• **To do**: Reproduce, character for character, the lines below from the first through the one with "import seaborn as sns". Leave pictures out.

• **Data lines**:
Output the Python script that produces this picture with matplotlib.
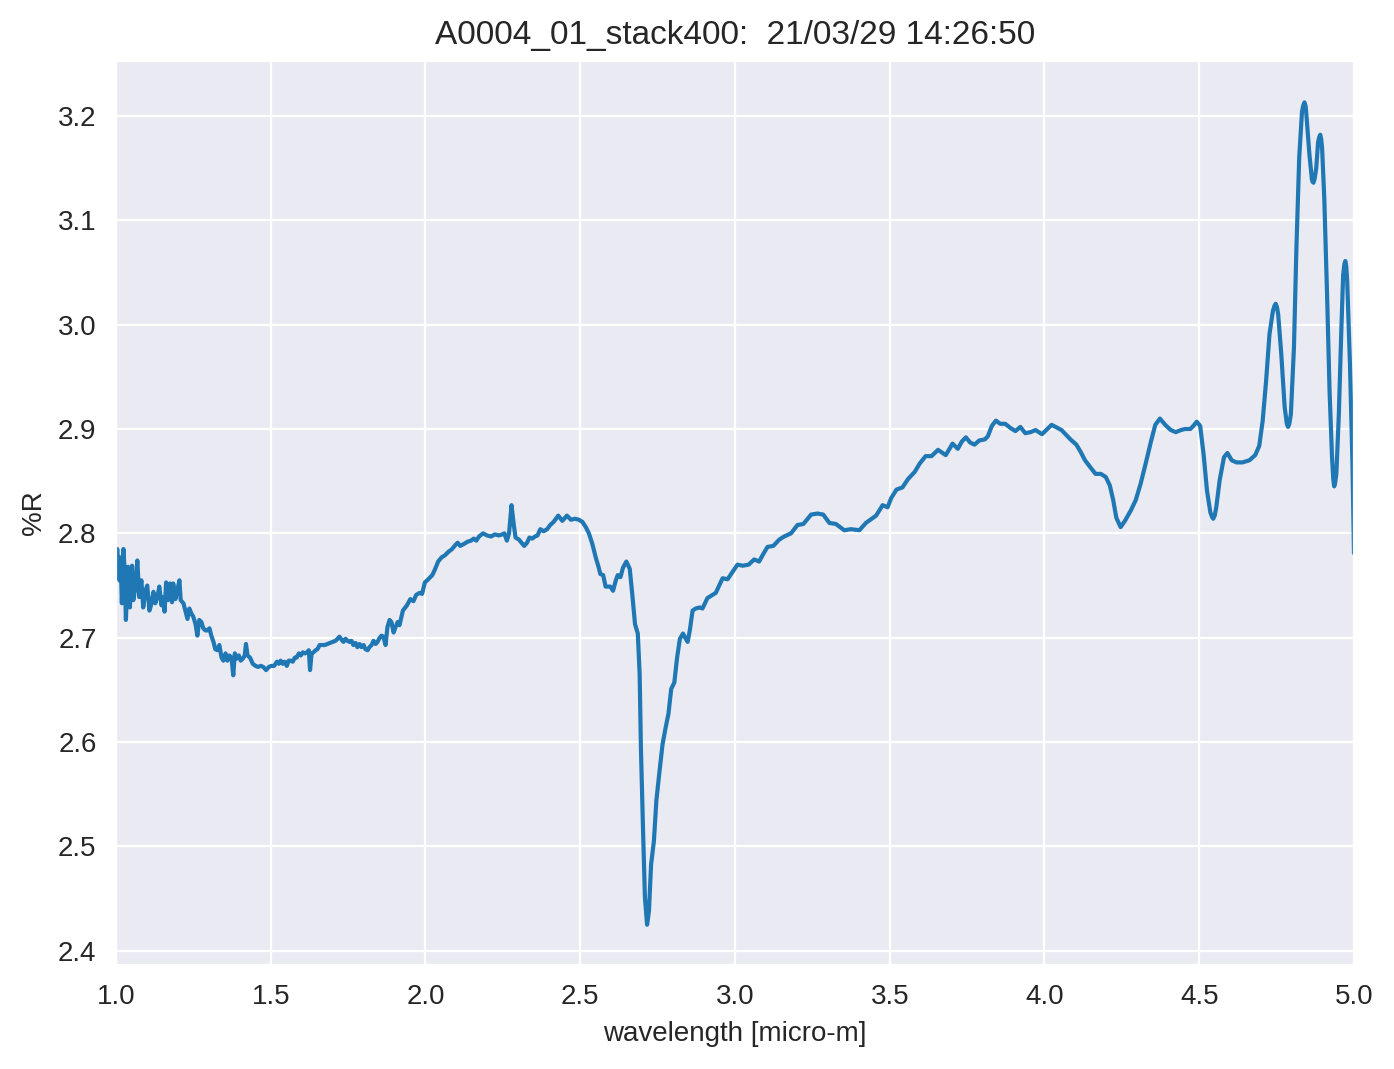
import matplotlib
matplotlib.use("Agg")
import matplotlib.pyplot as plt
import seaborn as sns

# spectrum (wavelength in micro-m, reflectance in %)
wavelength = [
    1.000, 1.004, 1.011, 1.015, 1.019, 1.024, 1.028, 1.032, 1.039, 1.045,
    1.052, 1.056, 1.063, 1.069, 1.075, 1.082, 1.088, 1.095, 1.101, 1.108,
    1.115, 1.121, 1.127, 1.134, 1.140, 1.147, 1.153, 1.157, 1.162, 1.168,
    1.175, 1.181, 1.185, 1.192, 1.198, 1.205, 1.209, 1.218, 1.224, 1.231,
    1.237, 1.244, 1.250, 1.257, 1.263, 1.269, 1.276, 1.282, 1.289, 1.295,
    1.302, 1.308, 1.315, 1.321, 1.328, 1.334, 1.341, 1.347, 1.354, 1.360,
    1.366, 1.373, 1.379, 1.384, 1.390, 1.397, 1.403, 1.410, 1.416, 1.420,
    1.425, 1.433, 1.442, 1.451, 1.459, 1.468, 1.476, 1.485, 1.494, 1.502,
    1.511, 1.520, 1.526, 1.532, 1.539, 1.545, 1.552, 1.558, 1.565, 1.571,
    1.578, 1.584, 1.591, 1.597, 1.604, 1.610, 1.617, 1.623, 1.627, 1.632,
    1.638, 1.645, 1.651, 1.658, 1.666, 1.675, 1.683, 1.692, 1.701, 1.709,
    1.716, 1.722, 1.729, 1.735, 1.742, 1.748, 1.755, 1.761, 1.767, 1.774,
    1.780, 1.787, 1.793, 1.800, 1.806, 1.813, 1.819, 1.826, 1.832, 1.839,
    1.845, 1.852, 1.858, 1.864, 1.871, 1.877, 1.884, 1.890, 1.897, 1.903,
    1.910, 1.916,
    1.927, 1.940, 1.951, 1.961, 1.970, 1.981, 1.989, 1.998, 2.009, 2.022,
    2.030, 2.041, 2.052, 2.063, 2.073, 2.086, 2.097, 2.104, 2.112, 2.125,
    2.136, 2.147, 2.156, 2.164, 2.173, 2.186, 2.199, 2.212, 2.224, 2.237,
    2.248, 2.255, 2.263, 2.270, 2.278, 2.285, 2.291, 2.302, 2.313, 2.319,
    2.328, 2.336, 2.345, 2.354, 2.362, 2.371, 2.382, 2.393, 2.403, 2.414,
    2.429, 2.442, 2.457, 2.470, 2.483, 2.496, 2.507, 2.518, 2.528, 2.539,
    2.550, 2.559, 2.565, 2.574, 2.582, 2.591, 2.597, 2.606, 2.615, 2.621,
    2.630, 2.638, 2.649, 2.660, 2.668, 2.677, 2.686, 2.692, 2.696, 2.703,
    2.709, 2.716, 2.722, 2.729, 2.738, 2.746, 2.755, 2.766,
    2.776, 2.785, 2.794, 2.804, 2.813, 2.822, 2.832, 2.841, 2.847, 2.854,
    2.863, 2.873, 2.886,
    2.895, 2.911, 2.938, 2.960, 2.976, 2.992, 3.008, 3.025, 3.044, 3.062,
    3.078, 3.091, 3.105, 3.124, 3.143, 3.159, 3.181, 3.202, 3.221, 3.246,
    3.267, 3.285, 3.305, 3.326, 3.353, 3.375, 3.402, 3.423, 3.456, 3.477,
    3.493,
    3.505, 3.522, 3.541, 3.559, 3.581, 3.597, 3.616, 3.635, 3.656, 3.681,
    3.703, 3.720, 3.733, 3.746, 3.760, 3.774, 3.789, 3.807, 3.817, 3.830,
    3.843, 3.857, 3.873, 3.890, 3.906, 3.922, 3.938, 3.955, 3.971, 3.992,
    4.009, 4.023, 4.036, 4.055, 4.068, 4.084, 4.103, 4.117, 4.131, 4.149,
    4.165, 4.182, 4.198, 4.211, 4.222, 4.232, 4.246, 4.260, 4.279, 4.295,
    4.311, 4.327, 4.344, 4.358, 4.373, 4.390, 4.408, 4.424,
    4.441, 4.454, 4.471, 4.481, 4.492, 4.503, 4.514, 4.525, 4.536, 4.541,
    4.545, 4.550, 4.555, 4.566, 4.580, 4.591, 4.605, 4.620, 4.640, 4.662,
    4.681, 4.694, 4.705, 4.716, 4.727, 4.738, 4.743, 4.747, 4.751, 4.755,
    4.765, 4.776, 4.783, 4.787, 4.791, 4.796, 4.806, 4.814, 4.823, 4.832,
    4.836, 4.840, 4.844, 4.847, 4.856, 4.864, 4.866, 4.869, 4.873, 4.878,
    4.884, 4.888, 4.891, 4.894, 4.897, 4.904, 4.913, 4.921, 4.929, 4.933,
    4.936, 4.939, 4.943, 4.951, 4.959, 4.965, 4.969, 4.972, 4.975, 4.978,
    4.987, 4.995, 5.000,
]
reflectance = [
    2.768, 2.785, 2.755, 2.777, 2.733, 2.785, 2.765, 2.717, 2.768, 2.729,
    2.769, 2.736, 2.749, 2.774, 2.739, 2.755, 2.729, 2.745, 2.750, 2.726,
    2.733, 2.744, 2.733, 2.739, 2.749, 2.731, 2.739, 2.725, 2.753, 2.736,
    2.752, 2.734, 2.752, 2.737, 2.745, 2.755, 2.736, 2.733, 2.726, 2.718,
    2.728, 2.723, 2.720, 2.713, 2.702, 2.717, 2.715, 2.709, 2.707, 2.707,
    2.709, 2.702, 2.696, 2.689, 2.688, 2.693, 2.681, 2.678, 2.685, 2.678,
    2.683, 2.681, 2.664, 2.685, 2.680, 2.683, 2.678, 2.680, 2.683, 2.694,
    2.683, 2.681, 2.675, 2.673, 2.672, 2.673, 2.672, 2.669, 2.672, 2.673,
    2.673, 2.677, 2.675, 2.678, 2.675, 2.677, 2.673, 2.678, 2.678, 2.677,
    2.681, 2.681, 2.685, 2.683, 2.686, 2.685, 2.686, 2.688, 2.669, 2.685,
    2.686, 2.688, 2.689, 2.693, 2.693, 2.693, 2.694, 2.695, 2.696, 2.697,
    2.699, 2.701, 2.698, 2.696, 2.699, 2.697, 2.696, 2.697, 2.693, 2.695,
    2.691, 2.694, 2.691, 2.693, 2.689, 2.688, 2.691, 2.693, 2.697, 2.694,
    2.696, 2.700, 2.702, 2.701, 2.693, 2.710, 2.717, 2.715, 2.705, 2.710,
    2.715, 2.712,
    2.726, 2.731, 2.737, 2.735, 2.741, 2.743, 2.742, 2.753, 2.756, 2.760,
    2.765, 2.773, 2.777, 2.779, 2.782, 2.785, 2.789, 2.791, 2.788, 2.790,
    2.792, 2.793, 2.795, 2.793, 2.797, 2.800, 2.798, 2.797, 2.799, 2.798,
    2.799, 2.800, 2.793, 2.800, 2.827, 2.809, 2.796, 2.794, 2.790, 2.788,
    2.791, 2.796, 2.795, 2.797, 2.798, 2.804, 2.802, 2.804, 2.808, 2.811,
    2.817, 2.812, 2.817, 2.813, 2.814, 2.813, 2.811, 2.806, 2.800, 2.790,
    2.777, 2.768, 2.761, 2.760, 2.749, 2.749, 2.749, 2.745, 2.755, 2.760,
    2.758, 2.767, 2.773, 2.766, 2.742, 2.713, 2.704, 2.665, 2.595, 2.515,
    2.451, 2.425, 2.438, 2.483, 2.505, 2.544, 2.569, 2.598,
    2.614, 2.627, 2.651, 2.657, 2.681, 2.699, 2.704, 2.699, 2.696, 2.707,
    2.726, 2.728, 2.729,
    2.728, 2.738, 2.743, 2.757, 2.756, 2.763, 2.770, 2.769, 2.770, 2.775,
    2.773, 2.780, 2.787, 2.788, 2.794, 2.797, 2.800, 2.808, 2.809, 2.818,
    2.819, 2.818, 2.810, 2.809, 2.803, 2.804, 2.803, 2.810, 2.817, 2.827,
    2.825,
    2.834, 2.842, 2.844, 2.852, 2.859, 2.867, 2.874, 2.874, 2.880, 2.875,
    2.886, 2.881, 2.888, 2.892, 2.887, 2.885, 2.889, 2.890, 2.893, 2.903,
    2.908, 2.905, 2.905, 2.901, 2.898, 2.902, 2.896, 2.897, 2.899, 2.895,
    2.900, 2.904, 2.902, 2.899, 2.895, 2.890, 2.885, 2.878, 2.870, 2.863,
    2.857, 2.857, 2.854, 2.846, 2.832, 2.815, 2.806, 2.812, 2.822, 2.832,
    2.848, 2.867, 2.888, 2.904, 2.910, 2.904, 2.899, 2.897,
    2.899, 2.900, 2.900, 2.903, 2.907, 2.903, 2.876, 2.841, 2.820, 2.816,
    2.814, 2.817, 2.825, 2.851, 2.873, 2.877, 2.870, 2.868, 2.868, 2.870,
    2.875, 2.884, 2.908, 2.946, 2.991, 3.013, 3.018, 3.020, 3.017, 3.010,
    2.972, 2.921, 2.905, 2.902, 2.905, 2.914, 2.978, 3.074, 3.160, 3.204,
    3.210, 3.213, 3.209, 3.198, 3.163, 3.139, 3.137, 3.136, 3.140, 3.150,
    3.175, 3.180, 3.182, 3.178, 3.169, 3.121, 3.029, 2.937, 2.873, 2.852,
    2.845, 2.848, 2.857, 2.914, 2.994, 3.048, 3.058, 3.061, 3.056, 3.042,
    2.962, 2.867, 2.781,
]

title = "A0004_01_stack400:  21/03/29 14:26:50"

sns.set_style("darkgrid")
plt.rcParams["font.family"] = ["Liberation Sans", "DejaVu Sans"]

fig, ax = plt.subplots(figsize=(6.97, 5.345), dpi=200)
fig.subplots_adjust(left=0.0832, right=0.9713, top=0.943, bottom=0.0975)

ax.plot(wavelength, reflectance, color="#1f77b4", lw=1.5)
ax.set_xlim(1.0, 5.0)
ax.set_ylim(2.3866, 3.2527)
ax.set_xlabel("wavelength [micro-m]")
ax.set_ylabel("%R")
ax.set_title(title, fontsize=12)

fig.savefig("out.png", dpi=200)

• **Correct response**:
Output the Python script that produces this picture with matplotlib.
import matplotlib
matplotlib.use("Agg")
import matplotlib.pyplot as plt
import seaborn as sns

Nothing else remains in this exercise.